— Start Given records —
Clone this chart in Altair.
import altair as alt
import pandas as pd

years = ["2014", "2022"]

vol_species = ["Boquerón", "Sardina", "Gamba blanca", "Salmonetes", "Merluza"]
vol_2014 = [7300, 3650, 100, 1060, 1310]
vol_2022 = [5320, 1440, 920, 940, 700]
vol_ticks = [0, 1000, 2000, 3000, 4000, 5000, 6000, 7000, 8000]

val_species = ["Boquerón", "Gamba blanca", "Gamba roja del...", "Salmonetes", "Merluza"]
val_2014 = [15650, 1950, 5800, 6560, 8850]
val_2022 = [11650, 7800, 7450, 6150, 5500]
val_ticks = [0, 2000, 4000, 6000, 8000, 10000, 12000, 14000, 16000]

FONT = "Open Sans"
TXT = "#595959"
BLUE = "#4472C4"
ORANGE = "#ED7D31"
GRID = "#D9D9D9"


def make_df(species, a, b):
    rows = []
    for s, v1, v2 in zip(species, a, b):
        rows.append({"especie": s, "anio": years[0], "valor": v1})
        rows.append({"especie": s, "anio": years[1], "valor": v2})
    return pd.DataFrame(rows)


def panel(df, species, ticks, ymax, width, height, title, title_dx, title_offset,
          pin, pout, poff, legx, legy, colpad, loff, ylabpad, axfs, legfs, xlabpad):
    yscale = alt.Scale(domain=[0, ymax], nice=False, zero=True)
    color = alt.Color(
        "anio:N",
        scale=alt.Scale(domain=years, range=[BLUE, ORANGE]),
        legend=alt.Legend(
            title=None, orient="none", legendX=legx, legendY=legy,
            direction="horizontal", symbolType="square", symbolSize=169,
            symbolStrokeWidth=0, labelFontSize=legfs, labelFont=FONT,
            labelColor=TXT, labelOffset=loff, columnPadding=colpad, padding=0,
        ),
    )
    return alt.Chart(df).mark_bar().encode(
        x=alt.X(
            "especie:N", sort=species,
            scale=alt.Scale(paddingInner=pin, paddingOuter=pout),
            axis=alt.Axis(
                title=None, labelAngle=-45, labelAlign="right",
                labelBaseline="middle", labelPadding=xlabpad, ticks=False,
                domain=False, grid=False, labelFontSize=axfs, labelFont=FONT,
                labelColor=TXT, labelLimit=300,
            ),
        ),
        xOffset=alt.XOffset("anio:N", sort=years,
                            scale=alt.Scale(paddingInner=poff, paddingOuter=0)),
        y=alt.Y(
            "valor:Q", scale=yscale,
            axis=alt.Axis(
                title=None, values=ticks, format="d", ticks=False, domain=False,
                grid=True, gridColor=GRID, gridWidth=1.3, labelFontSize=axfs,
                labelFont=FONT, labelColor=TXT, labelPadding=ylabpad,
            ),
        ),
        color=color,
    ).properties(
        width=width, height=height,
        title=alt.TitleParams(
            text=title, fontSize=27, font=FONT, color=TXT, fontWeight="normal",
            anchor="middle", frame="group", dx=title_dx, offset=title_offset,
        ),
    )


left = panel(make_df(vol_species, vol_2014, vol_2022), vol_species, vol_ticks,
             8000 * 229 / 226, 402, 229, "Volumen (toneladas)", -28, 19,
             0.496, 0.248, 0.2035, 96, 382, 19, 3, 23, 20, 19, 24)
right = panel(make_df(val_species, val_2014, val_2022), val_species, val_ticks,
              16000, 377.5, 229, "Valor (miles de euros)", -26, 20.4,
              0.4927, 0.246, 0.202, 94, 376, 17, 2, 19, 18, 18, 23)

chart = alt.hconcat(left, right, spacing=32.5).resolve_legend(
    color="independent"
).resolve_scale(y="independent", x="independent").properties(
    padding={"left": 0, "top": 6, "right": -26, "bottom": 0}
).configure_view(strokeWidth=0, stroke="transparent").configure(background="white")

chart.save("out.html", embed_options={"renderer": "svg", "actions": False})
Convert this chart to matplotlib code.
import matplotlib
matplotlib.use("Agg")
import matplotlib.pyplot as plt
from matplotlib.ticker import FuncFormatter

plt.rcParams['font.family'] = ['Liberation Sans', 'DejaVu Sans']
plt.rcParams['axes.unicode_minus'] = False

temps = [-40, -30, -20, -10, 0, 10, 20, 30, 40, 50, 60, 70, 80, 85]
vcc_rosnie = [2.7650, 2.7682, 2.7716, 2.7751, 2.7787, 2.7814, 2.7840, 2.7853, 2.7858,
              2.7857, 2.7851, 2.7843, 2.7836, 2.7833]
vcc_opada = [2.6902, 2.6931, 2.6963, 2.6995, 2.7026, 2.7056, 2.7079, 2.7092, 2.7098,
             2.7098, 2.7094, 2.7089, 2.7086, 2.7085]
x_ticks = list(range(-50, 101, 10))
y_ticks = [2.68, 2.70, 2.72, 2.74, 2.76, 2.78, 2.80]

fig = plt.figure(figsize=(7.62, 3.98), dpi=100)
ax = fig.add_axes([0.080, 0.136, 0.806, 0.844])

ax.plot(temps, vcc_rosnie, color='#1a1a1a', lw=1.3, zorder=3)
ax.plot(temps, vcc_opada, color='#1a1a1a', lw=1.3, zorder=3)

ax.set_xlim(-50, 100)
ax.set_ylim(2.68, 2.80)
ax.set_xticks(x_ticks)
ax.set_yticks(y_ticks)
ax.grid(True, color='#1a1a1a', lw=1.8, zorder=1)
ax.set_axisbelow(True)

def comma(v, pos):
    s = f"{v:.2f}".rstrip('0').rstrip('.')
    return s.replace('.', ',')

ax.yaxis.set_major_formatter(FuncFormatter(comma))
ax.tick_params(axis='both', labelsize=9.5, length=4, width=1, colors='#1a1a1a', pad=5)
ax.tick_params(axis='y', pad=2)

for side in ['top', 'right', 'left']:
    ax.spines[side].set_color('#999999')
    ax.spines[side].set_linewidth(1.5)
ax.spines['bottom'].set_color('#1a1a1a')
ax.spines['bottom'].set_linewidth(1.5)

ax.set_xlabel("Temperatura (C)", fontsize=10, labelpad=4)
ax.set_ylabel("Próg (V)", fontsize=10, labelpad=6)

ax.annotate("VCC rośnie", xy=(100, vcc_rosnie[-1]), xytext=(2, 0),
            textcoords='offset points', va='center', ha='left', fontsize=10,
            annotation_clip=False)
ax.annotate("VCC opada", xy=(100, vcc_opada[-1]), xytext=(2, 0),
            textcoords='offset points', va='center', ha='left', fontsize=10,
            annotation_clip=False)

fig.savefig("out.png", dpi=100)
— End Given records —
* _Exercise directions_
Reproduce every line from the entries that holds the word "this".

* _Solution_
Clone this chart in Altair.
Convert this chart to matplotlib code.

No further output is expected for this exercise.